13 February 2005 | abralive
Peter And Paul (1981) Robert Foxworth, Anthony Hopkins
When Cecil B DeMille developed "The Ten Commandments" in 1956, there began a wave of sorts of motion pictures devoted to Biblical themes, which, in order to deliver those themes were of "epic" proportions. With every good intention, these films tried to follow Scripture as closely as they could because there were enough Biblical scholars which could easily prove them wrong in their historical rendering.
Hollywood, as we all know, is not religious. It's reputation for exploiting anything it can for money is familiar to us all. In the case of "Peter And Paul", there are two exceptions.
Proctor and Gamble, one of the most reputable companies in the world was faced with a rumor dilemma in the early 80's. Many will remember the scandalous innuendo accusing P&G of association with a church of Satan. Their evidence was the 60 year old logo on P&G products depicting a circle in which a crescent man-in-the-moon was encircled with a group of stars. Despite Proctor and Gamble's passionate attempts to put and end to these lies, public suspicion still abounded. One more possibility existed to end this insidious slander. This would be the first exception.
"Peter And Paul" is the story of the two major apostles in the New Testament.
Robert Foxworth as Peter is a brilliant performance from beginning to end. I'm tempted to believe that he was absorbed in his character so much that it may very well be the reason he was able to portray Peter so effectively. Why Mr Foxworth did not receive an Emmy for this role, I can't understand.
Anthony Hopkins, on the other hand, needs the entire four hours of this picture to really involve himself into his portrayal as Paul. His initial dialog with Jose Ferrer, a brilliant actor, is weak and irritating. The only forceful emotion he shows is when he blows up at Peter and Barnabas (Herbert Lom). His sermons to the Sanhedrin in Jerusalem and the Greeks in Antioch are not convincing. Only during his time with Luke and Timothy, does his character become really poignant.
Exception number two. It has been widely speculated that the reason this beautiful motion picture never made it to the big screen is because the producers wanted to literally deliver it "in house". In other words, television touches the heart more than movies ever could. That has always been true and always will be. The dad, mom and kids around the TV who use Tide, Cheer, Prell, Crest, Bounty and the endless assortment of P&G products would be impressed by the announcer stating that "Peter And Paul is sponsored by the products and services of the Proctor And Gamble Company", while the logo of the moon-man and stars was emblazened across their TV screens. It was a beautifully creative idea for all the right reasons, but unfortunately, didn't work. It has also been widely speculated that it was P&G's competitors who started the rumor. A few years later, disgusted with the continued lies and harassment, Proctor and Gamble pulled the logo from their entire product line. Jealous, competitive liars had won.

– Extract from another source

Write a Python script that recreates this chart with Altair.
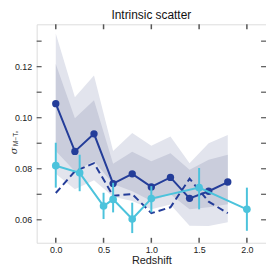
import altair as alt
import pandas as pd

# ---- data ----
z_model = [0.0, 0.2, 0.4, 0.6, 0.8, 1.0, 1.2, 1.4, 1.6, 1.8]
solid_vals = [0.1055, 0.0868, 0.0937, 0.0742, 0.0780, 0.0729, 0.0766, 0.0684, 0.0712, 0.0748]
dashed_vals = [0.0705, 0.0790, 0.0822, 0.0694, 0.0701, 0.0626, 0.0649, 0.0761, 0.0671, 0.0626]
outer_hi = [0.1330, 0.1080, 0.1165, 0.0870, 0.0940, 0.0890, 0.0926, 0.0822, 0.0900, 0.0932]
outer_lo = [0.0780, 0.0720, 0.0755, 0.0690, 0.0674, 0.0641, 0.0660, 0.0577, 0.0576, 0.0590]
inner_hi = [0.1210, 0.0998, 0.1068, 0.0820, 0.0867, 0.0829, 0.0861, 0.0796, 0.0835, 0.0855]
inner_lo = [0.0870, 0.0790, 0.0830, 0.0740, 0.0712, 0.0674, 0.0700, 0.0641, 0.0649, 0.0661]

z_obs = [0.0, 0.25, 0.5, 0.6, 0.8, 1.0, 1.5, 2.0]
obs_vals = [0.0812, 0.0784, 0.0654, 0.0680, 0.0603, 0.0683, 0.0726, 0.0641]
obs_hi = [0.0902, 0.0855, 0.0706, 0.0745, 0.0667, 0.0732, 0.0803, 0.0726]
obs_lo = [0.0726, 0.0712, 0.0603, 0.0629, 0.0548, 0.0629, 0.0641, 0.0557]

x_ticks = [0.0, 0.5, 1.0, 1.5, 2.0]
y_ticks = [0.06, 0.07, 0.08, 0.09, 0.10, 0.11, 0.12, 0.13]
y_labels = [0.06, 0.08, 0.10, 0.12]

DARK = "#243d99"
CYAN = "#4cc3dc"
W, H = 232, 221
XD = [-0.2, 2.2]
YD = [0.051, 0.1366]

model = pd.DataFrame({"z": z_model, "s": solid_vals, "d": dashed_vals,
                      "oh": outer_hi, "ol": outer_lo, "ih": inner_hi, "il": inner_lo})
obs = pd.DataFrame({"z": z_obs, "v": obs_vals, "hi": obs_hi, "lo": obs_lo})
xt = pd.DataFrame({"t": x_ticks})
yt = pd.DataFrame({"t": y_ticks})

xs = alt.Scale(domain=XD, nice=False, zero=False)
ys = alt.Scale(domain=YD, nice=False, zero=False)

X = alt.X("z:Q", scale=xs,
          axis=alt.Axis(values=x_ticks, format=".1f", title="Redshift", ticks=False,
                        grid=False, domain=False, labelFontSize=9, labelColor="#222",
                        labelPadding=3, titleFontSize=11, titleFontWeight="normal",
                        titleColor="#222", titlePadding=0, labelFont="Liberation Sans",
                        titleFont="Liberation Sans"))
Y = alt.Y("oh:Q", scale=ys,
          axis=alt.Axis(values=y_labels, format=".2f", title=None, ticks=False,
                        grid=False, domain=False, labelFontSize=9, labelColor="#222",
                        labelPadding=5, labelFont="Liberation Sans"))

outer = alt.Chart(model).mark_area(color="#e2e4ed", opacity=1).encode(
    x=X, y=Y, y2="ol:Q")
inner = alt.Chart(model).mark_area(color="#cacddc", opacity=1).encode(
    x=alt.X("z:Q", scale=xs), y=alt.Y("ih:Q", scale=ys), y2="il:Q")
solid = alt.Chart(model).mark_line(color=DARK, strokeWidth=2).encode(
    x=alt.X("z:Q", scale=xs), y=alt.Y("s:Q", scale=ys))
solid_pts = alt.Chart(model).mark_circle(color=DARK, size=55, opacity=1).encode(
    x=alt.X("z:Q", scale=xs), y=alt.Y("s:Q", scale=ys))
dashed = alt.Chart(model).mark_line(color=DARK, strokeWidth=2, strokeDash=[7, 4]).encode(
    x=alt.X("z:Q", scale=xs), y=alt.Y("d:Q", scale=ys))
err = alt.Chart(obs).mark_rule(color=CYAN, strokeWidth=2).encode(
    x=alt.X("z:Q", scale=xs), y=alt.Y("lo:Q", scale=ys), y2="hi:Q")
obs_line = alt.Chart(obs).mark_line(color=CYAN, strokeWidth=2).encode(
    x=alt.X("z:Q", scale=xs), y=alt.Y("v:Q", scale=ys))
obs_pts = alt.Chart(obs).mark_circle(color=CYAN, size=60, opacity=1).encode(
    x=alt.X("z:Q", scale=xs), y=alt.Y("v:Q", scale=ys))

TK = 5
tick_color = "#555"
xb = alt.Chart(xt).mark_rule(color=tick_color, strokeWidth=1.5).encode(
    x=alt.X("t:Q", scale=xs), y=alt.value(H), y2=alt.value(H - TK))
xtop = alt.Chart(xt).mark_rule(color=tick_color, strokeWidth=1.5).encode(
    x=alt.X("t:Q", scale=xs), y=alt.value(0), y2=alt.value(TK))
yl = alt.Chart(yt).mark_rule(color=tick_color, strokeWidth=1.2).encode(
    y=alt.Y("t:Q", scale=ys), x=alt.value(0), x2=alt.value(TK))
yr = alt.Chart(yt).mark_rule(color=tick_color, strokeWidth=1.2).encode(
    y=alt.Y("t:Q", scale=ys), x=alt.value(W - TK), x2=alt.value(W))

ylab = pd.DataFrame({"txt": ["σ"]})
ylab2 = pd.DataFrame({"txt": ["M−Tₓ"]})
sig = alt.Chart(ylab).mark_text(angle=270, fontSize=10, font="DejaVu Serif", fontStyle="italic",
                                color="#222", baseline="middle", align="center").encode(
    text="txt:N", x=alt.value(-23), y=alt.value(128))
sub = alt.Chart(ylab2).mark_text(angle=270, fontSize=6.5, font="Liberation Sans",
                                 color="#222", baseline="middle", align="left").encode(
    text="txt:N", x=alt.value(-21), y=alt.value(123))

chart = alt.layer(outer, inner, xb, xtop, yl, yr, solid, solid_pts, dashed, err, obs_line,
                  obs_pts, sig, sub).properties(
    width=W, height=H,
    title=alt.Title("Intrinsic scatter", fontSize=12, fontWeight="normal",
                    font="Liberation Sans", color="#111", offset=2),
    autosize=alt.AutoSizeParams(type="none"),
    padding={"left": 29, "top": 15, "right": 0, "bottom": 22},
).configure_view(stroke="#333", strokeWidth=1.2).configure(background="white")

chart.save("out.html", embed_options={"renderer": "svg", "actions": False})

"Peter And Paul" is an epic whether on the motion picture screen or not. Any professing Christian will be deeply touched by this movie and even non-Christians cannot help but be moved by its message of love and perseverance in the face of strife and suffering.
It is impossible to take the 30 years of history that encompassed that era and relegate it to four hours. The importance of this movie is the message of hope and faith that it conveys and that we can all understand its meaning in our lives today.